━━━ Given information ━━━

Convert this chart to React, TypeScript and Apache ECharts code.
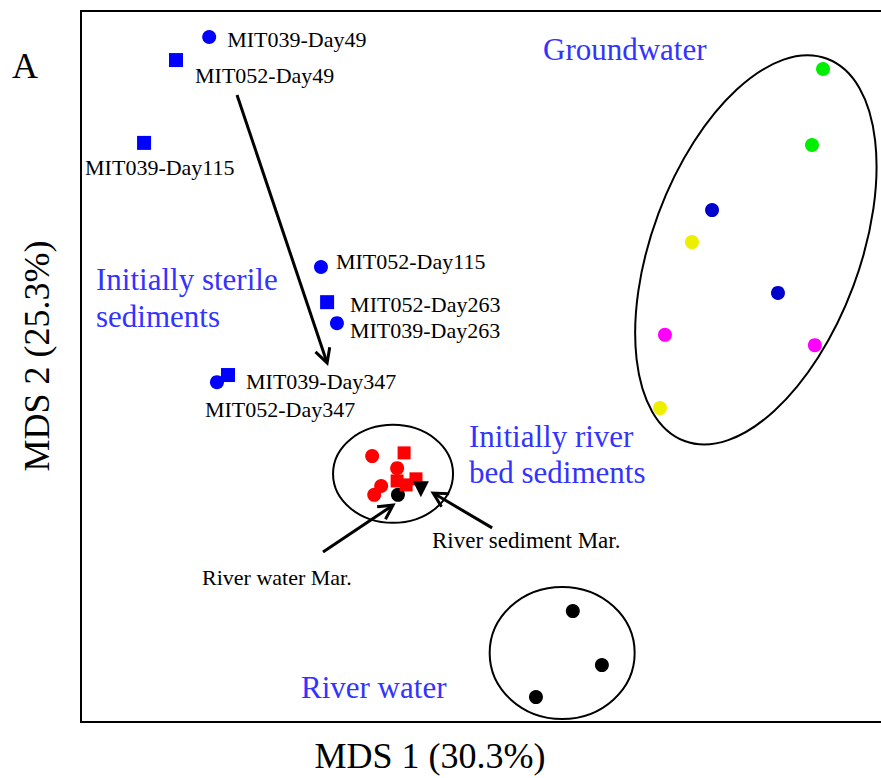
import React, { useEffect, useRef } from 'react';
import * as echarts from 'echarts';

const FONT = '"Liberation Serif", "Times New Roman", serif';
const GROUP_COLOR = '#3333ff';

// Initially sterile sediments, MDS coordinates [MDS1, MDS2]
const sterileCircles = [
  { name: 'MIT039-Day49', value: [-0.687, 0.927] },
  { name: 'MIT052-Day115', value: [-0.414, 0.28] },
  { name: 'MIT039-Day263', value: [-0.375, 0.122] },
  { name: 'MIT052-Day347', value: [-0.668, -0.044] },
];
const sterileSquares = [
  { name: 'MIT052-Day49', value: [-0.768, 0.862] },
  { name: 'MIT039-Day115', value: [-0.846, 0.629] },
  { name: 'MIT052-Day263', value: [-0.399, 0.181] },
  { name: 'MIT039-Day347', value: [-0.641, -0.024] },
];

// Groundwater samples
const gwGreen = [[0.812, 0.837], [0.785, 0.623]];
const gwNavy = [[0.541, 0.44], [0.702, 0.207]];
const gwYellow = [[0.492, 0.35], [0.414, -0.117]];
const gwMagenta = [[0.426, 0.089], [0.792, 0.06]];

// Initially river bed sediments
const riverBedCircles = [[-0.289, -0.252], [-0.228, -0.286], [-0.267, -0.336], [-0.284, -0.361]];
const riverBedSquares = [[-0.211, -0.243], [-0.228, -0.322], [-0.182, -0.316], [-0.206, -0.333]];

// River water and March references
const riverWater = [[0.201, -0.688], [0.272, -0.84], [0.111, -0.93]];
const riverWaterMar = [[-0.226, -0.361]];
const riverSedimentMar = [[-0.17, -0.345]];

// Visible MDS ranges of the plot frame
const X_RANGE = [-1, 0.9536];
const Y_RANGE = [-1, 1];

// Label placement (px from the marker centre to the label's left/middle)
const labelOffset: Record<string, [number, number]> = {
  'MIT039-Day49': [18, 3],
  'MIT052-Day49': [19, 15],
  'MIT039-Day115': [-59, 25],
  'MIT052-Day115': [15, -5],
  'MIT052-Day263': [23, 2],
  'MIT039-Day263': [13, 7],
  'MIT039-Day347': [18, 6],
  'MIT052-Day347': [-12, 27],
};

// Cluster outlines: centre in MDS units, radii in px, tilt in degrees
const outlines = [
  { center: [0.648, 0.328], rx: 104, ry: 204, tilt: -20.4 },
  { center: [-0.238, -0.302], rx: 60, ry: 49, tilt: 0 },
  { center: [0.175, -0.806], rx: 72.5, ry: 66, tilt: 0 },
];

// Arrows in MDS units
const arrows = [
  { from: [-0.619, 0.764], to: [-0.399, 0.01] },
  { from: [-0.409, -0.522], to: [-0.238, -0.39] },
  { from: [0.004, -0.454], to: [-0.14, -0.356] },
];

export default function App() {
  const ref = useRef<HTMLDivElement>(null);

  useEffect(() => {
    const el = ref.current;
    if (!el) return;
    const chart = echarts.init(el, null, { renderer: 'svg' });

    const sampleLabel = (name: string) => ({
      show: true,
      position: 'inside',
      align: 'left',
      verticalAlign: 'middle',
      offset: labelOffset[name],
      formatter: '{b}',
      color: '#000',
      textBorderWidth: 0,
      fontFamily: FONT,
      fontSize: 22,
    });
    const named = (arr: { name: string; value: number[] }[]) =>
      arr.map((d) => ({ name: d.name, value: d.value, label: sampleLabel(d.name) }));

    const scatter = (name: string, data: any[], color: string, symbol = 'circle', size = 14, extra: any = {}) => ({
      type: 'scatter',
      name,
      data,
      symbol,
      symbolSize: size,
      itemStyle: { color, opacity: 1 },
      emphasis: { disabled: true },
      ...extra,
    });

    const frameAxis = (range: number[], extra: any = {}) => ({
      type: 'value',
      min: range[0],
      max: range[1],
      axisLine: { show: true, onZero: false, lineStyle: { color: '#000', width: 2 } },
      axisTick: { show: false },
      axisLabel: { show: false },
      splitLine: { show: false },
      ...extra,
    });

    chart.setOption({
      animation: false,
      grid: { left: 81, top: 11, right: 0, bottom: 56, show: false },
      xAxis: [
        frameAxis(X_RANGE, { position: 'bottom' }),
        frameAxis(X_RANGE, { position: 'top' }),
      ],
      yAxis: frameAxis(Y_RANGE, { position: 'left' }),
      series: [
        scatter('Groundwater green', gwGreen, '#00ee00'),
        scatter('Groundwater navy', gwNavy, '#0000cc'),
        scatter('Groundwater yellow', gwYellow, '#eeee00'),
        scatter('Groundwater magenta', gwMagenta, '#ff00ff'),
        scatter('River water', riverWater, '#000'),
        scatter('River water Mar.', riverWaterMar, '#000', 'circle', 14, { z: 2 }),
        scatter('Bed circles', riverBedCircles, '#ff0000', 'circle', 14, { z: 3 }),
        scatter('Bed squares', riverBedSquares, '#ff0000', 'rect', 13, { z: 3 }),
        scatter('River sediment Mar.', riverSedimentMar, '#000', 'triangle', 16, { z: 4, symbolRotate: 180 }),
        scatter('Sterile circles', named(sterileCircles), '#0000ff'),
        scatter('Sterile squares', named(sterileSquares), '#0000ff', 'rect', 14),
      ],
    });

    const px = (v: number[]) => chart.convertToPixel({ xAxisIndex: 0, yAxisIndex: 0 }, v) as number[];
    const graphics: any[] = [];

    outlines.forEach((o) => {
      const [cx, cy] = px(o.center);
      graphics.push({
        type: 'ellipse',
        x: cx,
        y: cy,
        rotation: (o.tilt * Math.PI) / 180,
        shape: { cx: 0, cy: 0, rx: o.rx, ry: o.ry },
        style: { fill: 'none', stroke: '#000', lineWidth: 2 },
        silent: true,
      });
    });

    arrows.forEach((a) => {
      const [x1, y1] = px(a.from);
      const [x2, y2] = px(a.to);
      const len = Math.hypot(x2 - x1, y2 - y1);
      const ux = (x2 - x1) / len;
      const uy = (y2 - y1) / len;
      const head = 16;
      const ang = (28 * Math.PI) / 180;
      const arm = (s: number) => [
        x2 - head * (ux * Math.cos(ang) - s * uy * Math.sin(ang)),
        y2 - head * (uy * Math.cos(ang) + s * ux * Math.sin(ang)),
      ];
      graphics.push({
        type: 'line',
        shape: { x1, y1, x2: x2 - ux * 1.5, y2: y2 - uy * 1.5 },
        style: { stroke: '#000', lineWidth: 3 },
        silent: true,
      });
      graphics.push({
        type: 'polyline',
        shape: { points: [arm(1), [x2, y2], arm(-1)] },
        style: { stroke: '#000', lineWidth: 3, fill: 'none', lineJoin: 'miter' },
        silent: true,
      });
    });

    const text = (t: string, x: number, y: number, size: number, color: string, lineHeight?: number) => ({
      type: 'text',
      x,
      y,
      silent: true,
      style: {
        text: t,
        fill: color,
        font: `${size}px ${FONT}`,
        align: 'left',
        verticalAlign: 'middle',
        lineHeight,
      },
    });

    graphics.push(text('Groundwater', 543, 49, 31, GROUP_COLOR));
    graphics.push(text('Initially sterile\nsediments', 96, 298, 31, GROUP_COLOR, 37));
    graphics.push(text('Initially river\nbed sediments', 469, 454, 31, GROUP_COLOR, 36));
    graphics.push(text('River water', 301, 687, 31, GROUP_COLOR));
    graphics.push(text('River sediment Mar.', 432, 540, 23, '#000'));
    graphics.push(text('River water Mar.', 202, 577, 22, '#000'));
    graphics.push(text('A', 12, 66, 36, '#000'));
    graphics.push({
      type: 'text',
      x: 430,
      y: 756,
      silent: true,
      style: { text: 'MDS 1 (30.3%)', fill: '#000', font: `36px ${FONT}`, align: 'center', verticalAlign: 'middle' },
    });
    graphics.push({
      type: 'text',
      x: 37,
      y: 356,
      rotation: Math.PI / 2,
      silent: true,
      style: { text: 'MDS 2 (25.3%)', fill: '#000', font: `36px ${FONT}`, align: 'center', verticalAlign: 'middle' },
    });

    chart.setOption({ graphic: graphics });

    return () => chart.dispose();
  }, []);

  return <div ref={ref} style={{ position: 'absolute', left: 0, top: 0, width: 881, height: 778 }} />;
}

━━━

- Prompt:
Gather each line that holds "React".

- Written response:
Convert this chart to React, TypeScript and Apache ECharts code.
import React, { useEffect, useRef } from 'react';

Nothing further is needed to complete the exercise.